Given two binary strings a and b, find the sum of the Hamming distances between a and all contiguous substrings of b of length |a|.

inputCopy:

01

00111

outputCopy:

3

Explanation: For the first sample case, there are four contiguous substrings of b of length |a|: "00", "01", "11", and "11". The distance between "01" and "00" is |0 - 0| + |1 - 0| = 1. The distance between "01" and "01" is |0 - 0| + |1 - 1| = 0. The distance between "01" and "11" is |0 - 1| + |1 - 1| = 1. Last distance counts twice, as there are two occurrences of string "11". The sum of these edit distances is 1 + 0 + 1 + 1 = 3.
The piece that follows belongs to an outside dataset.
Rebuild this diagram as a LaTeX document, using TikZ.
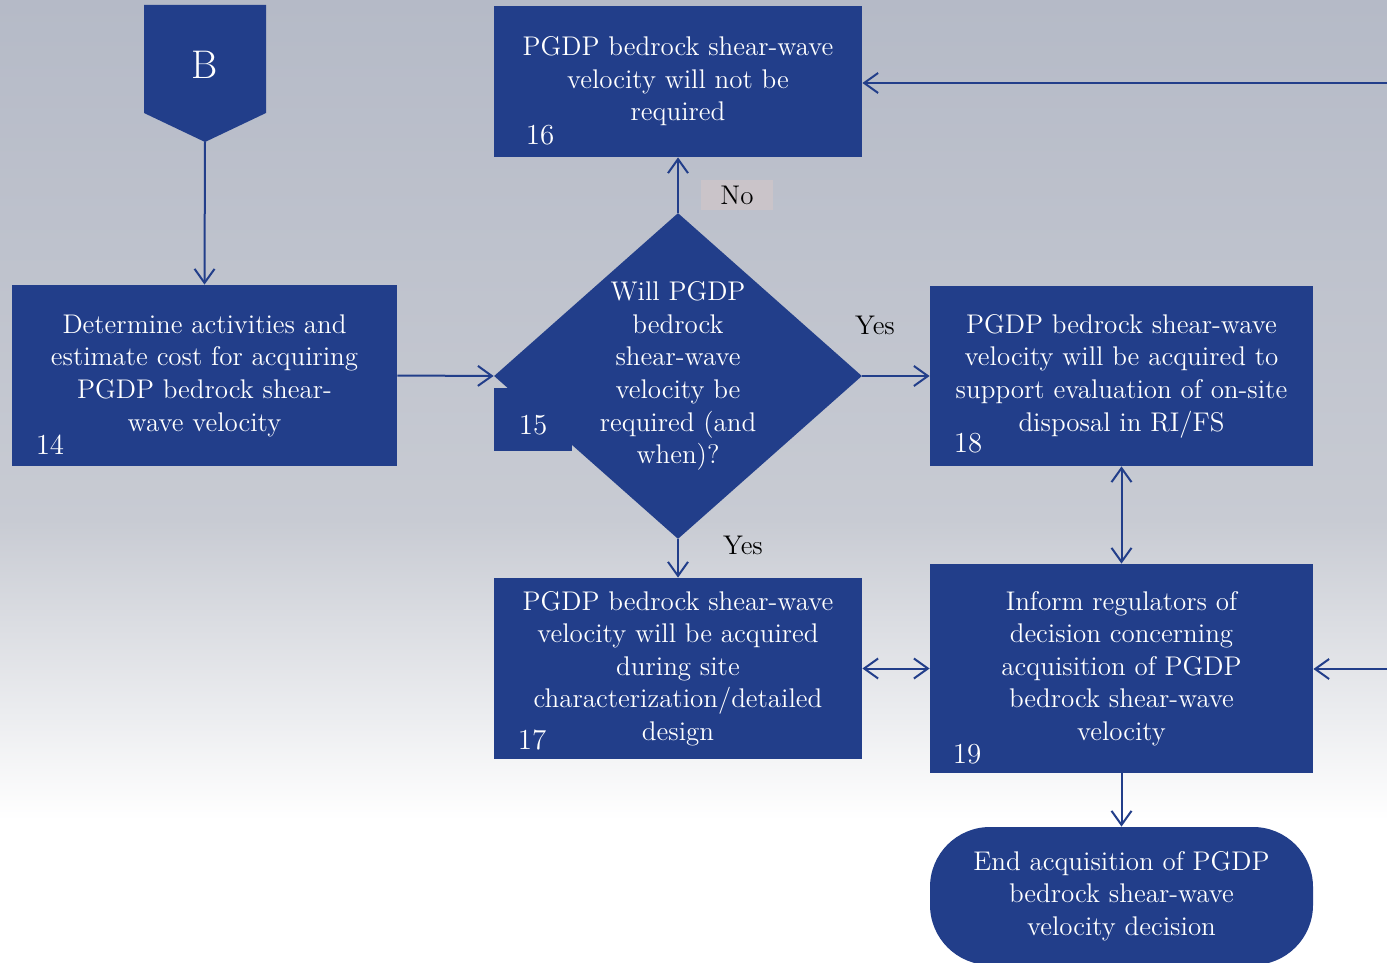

In this question, i'm only thinking of a brute force solution with time complexity O(|a|.|b|) like a string matching algorithm... Is there any faster algo to do this problem

BlackPearl
  • 1,662
  • 1
  • 8
  • 16
RAHUL
  • 54
  • 5

2 Answers2

1

As you are computing the sum of Hamming distances, it can be done very fast:

H := sum of Hamming distances
compute array A and B such as the following:
    A[i]: the number of zeros up to i-th element of b
    B[i]: the number of ones up to i-th element of b

iterate over elements of a for i <- 0:|a|-1:
    as a[i] should be compared with all elemetns of b[i] .. b[|b|-|a|+i]
    its effect over the value of summing distances is:
        if a[i] == 0:
            H += B[|b|-|a|+i] - B[i-1]
        else: 
            H += A[|b|-|a|-1] - A[i-1]

In the above pesudocode B[|b|-|a|+i] - B[i-1] means number of ones between the i-th element and |b|-|a|+i-th element of b the same for A[|b|-|a|-1] - A[i-1]). These are elements that the i-th member of a should be compared with to compute the sum of Hamming distances. Hence, the times complexity of this algorithm is \Theta(|a| + |b|).

OmG
  • 18,337
  • 10
  • 57
  • 90
1

You can do this in linear time and constant space.
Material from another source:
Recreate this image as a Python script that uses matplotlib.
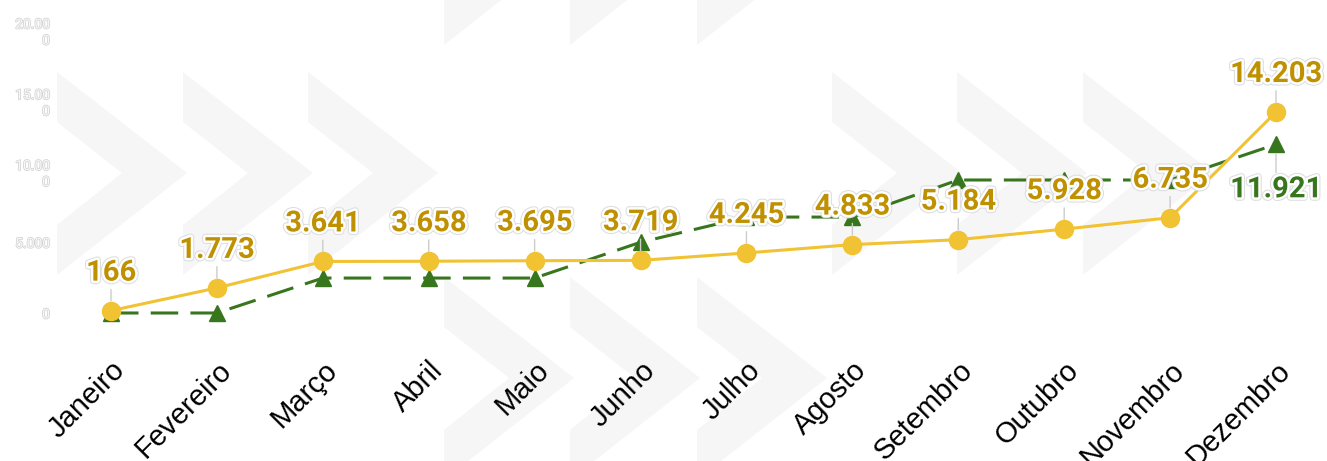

Each bit in a will be compared with |b| - |a| + 1 bits in b, and each mismatch will add 1 to the sum of all Hamming distances.

Furthermore, for each bit of a, we don't need to know the whole bit sequence that it will be compared to from b. We only need to know how many zeros and how many ones it has. As we move forward one bit in a, the corresponding range shifts forward by one bit in b, and we can easily update these counts in constant time.
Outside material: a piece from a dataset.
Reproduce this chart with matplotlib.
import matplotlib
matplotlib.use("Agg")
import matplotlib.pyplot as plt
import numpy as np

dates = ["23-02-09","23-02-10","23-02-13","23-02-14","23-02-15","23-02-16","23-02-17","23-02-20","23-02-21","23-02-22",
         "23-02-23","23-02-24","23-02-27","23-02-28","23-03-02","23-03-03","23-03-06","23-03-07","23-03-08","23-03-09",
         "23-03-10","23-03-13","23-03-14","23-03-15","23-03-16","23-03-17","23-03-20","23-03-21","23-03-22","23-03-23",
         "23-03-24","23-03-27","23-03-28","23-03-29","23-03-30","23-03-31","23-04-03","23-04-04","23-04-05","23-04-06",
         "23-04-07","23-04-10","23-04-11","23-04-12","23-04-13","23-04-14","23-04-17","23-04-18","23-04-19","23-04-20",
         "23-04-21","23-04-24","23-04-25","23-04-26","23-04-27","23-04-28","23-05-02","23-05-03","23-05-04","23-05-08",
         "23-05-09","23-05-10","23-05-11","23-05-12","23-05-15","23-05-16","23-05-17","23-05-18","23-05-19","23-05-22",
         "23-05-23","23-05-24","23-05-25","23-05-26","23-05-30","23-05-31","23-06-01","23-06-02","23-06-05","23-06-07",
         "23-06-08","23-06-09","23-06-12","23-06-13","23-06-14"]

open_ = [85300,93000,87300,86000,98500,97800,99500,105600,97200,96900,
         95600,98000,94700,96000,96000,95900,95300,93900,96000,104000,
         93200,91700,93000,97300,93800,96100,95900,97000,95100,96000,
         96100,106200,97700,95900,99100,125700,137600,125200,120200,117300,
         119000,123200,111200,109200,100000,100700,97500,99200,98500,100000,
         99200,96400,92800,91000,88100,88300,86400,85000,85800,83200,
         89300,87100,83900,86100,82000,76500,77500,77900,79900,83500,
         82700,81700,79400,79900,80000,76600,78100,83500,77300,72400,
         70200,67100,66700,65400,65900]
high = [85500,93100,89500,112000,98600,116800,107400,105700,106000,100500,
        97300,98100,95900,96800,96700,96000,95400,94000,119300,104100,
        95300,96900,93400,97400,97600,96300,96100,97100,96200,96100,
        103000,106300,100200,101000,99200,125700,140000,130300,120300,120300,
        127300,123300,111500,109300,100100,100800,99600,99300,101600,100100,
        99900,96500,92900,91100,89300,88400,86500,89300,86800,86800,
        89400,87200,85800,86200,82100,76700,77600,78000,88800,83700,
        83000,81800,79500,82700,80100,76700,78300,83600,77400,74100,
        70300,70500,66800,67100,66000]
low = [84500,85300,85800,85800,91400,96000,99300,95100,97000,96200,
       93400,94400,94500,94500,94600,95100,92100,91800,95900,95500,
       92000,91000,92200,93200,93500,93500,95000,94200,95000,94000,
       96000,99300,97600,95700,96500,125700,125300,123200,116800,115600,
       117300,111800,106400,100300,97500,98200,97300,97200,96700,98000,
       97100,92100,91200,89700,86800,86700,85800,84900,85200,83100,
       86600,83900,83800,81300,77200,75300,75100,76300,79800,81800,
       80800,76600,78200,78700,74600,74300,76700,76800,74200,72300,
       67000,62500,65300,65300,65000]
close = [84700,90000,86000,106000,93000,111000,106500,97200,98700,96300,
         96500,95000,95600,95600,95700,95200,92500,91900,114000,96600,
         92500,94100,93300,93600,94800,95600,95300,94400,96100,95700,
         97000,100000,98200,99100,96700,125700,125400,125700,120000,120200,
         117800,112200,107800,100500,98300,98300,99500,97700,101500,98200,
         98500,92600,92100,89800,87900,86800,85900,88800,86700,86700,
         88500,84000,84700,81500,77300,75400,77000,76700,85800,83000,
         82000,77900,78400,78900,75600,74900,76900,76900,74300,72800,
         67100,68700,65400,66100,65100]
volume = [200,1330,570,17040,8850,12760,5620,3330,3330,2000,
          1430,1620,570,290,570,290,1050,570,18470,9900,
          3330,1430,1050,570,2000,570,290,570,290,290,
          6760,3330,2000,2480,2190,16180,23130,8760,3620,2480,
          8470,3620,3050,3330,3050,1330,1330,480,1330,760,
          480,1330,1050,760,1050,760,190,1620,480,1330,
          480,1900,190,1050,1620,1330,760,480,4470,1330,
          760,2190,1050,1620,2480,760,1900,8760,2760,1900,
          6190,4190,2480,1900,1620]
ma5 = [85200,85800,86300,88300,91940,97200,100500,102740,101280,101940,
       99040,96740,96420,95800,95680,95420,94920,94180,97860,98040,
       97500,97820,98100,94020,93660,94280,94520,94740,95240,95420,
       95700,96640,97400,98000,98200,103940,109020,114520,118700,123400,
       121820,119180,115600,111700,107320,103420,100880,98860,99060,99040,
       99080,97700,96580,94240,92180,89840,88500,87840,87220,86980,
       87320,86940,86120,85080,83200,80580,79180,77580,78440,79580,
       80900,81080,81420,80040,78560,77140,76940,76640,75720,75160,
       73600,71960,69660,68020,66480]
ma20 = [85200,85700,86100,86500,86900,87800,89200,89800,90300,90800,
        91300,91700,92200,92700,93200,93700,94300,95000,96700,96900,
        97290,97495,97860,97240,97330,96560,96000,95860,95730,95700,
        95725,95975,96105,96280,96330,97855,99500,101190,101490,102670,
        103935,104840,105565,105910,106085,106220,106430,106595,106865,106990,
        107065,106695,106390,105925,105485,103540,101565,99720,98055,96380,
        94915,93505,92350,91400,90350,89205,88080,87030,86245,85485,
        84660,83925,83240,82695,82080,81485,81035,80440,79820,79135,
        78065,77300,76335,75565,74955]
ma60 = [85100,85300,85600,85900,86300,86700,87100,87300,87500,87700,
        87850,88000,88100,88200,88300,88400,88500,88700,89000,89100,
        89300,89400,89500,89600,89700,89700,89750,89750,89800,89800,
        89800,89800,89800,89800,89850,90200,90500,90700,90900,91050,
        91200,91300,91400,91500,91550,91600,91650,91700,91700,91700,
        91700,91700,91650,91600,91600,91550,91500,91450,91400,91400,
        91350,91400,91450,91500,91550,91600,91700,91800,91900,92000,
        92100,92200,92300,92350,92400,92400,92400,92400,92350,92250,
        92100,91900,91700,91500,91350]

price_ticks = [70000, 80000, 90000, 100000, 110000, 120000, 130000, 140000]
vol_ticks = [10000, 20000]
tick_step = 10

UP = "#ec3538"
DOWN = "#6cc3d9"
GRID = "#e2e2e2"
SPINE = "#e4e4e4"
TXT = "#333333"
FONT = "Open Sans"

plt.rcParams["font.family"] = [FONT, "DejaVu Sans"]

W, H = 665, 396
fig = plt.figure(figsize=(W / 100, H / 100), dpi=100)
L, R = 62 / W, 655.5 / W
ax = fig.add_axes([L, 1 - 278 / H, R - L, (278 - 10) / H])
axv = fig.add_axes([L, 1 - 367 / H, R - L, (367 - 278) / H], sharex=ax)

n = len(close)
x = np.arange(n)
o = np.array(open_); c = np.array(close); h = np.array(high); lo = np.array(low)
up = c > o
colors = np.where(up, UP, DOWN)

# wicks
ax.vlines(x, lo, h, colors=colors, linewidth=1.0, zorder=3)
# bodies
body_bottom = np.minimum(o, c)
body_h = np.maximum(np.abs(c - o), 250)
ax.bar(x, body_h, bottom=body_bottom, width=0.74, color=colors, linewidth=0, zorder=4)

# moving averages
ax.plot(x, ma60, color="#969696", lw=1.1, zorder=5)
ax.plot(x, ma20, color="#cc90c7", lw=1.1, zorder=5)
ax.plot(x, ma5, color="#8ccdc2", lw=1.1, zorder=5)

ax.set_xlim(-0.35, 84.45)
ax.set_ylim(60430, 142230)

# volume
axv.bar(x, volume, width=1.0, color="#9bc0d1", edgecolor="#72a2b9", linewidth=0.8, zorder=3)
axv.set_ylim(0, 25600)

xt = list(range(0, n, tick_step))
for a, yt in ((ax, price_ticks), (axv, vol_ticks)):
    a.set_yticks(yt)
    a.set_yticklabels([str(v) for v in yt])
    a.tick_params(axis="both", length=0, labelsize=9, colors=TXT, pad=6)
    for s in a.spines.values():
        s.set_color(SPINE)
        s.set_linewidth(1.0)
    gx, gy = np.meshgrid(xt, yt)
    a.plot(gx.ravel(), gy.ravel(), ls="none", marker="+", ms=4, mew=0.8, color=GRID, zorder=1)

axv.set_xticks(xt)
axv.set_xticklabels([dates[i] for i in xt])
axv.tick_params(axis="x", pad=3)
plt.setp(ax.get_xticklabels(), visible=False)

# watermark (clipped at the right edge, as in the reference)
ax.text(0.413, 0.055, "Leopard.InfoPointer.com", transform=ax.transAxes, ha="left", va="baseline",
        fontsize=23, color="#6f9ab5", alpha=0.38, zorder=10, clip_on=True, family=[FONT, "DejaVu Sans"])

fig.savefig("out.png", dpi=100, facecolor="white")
Here's an implementation in python:

def HammingSum(a,b):
    # compare initial range in b to first bit in a
    range0 = len(b)-len(a)+1
    numZeros = 0
    numOnes = 0
    for i in range(range0):
        if b[i]=='0':
            numZeros += 1
        else:
            numOnes += 1
    total = numOnes if a[0]=='0' else numZeros

    #adjust the range as we compare to the other bits

    for i in range(len(b)-range0):
        #count the bit we're adding to the end of the range
        if b[range0+i]=='0':
            numZeros += 1
        else:
            numOnes += 1

        #uncount the bit we remove from the start of the range
        if b[i]=='0':
            numZeros -= 1
        else:
            numOnes -= 1

        #compare range with bit in a
        total += numOnes if a[i+1]=='0' else numZeros

    return total
Deduplicator
  • 44,692
  • 7
  • 66
  • 118
Matt Timmermans
  • 53,709
  • 3
  • 46
  • 87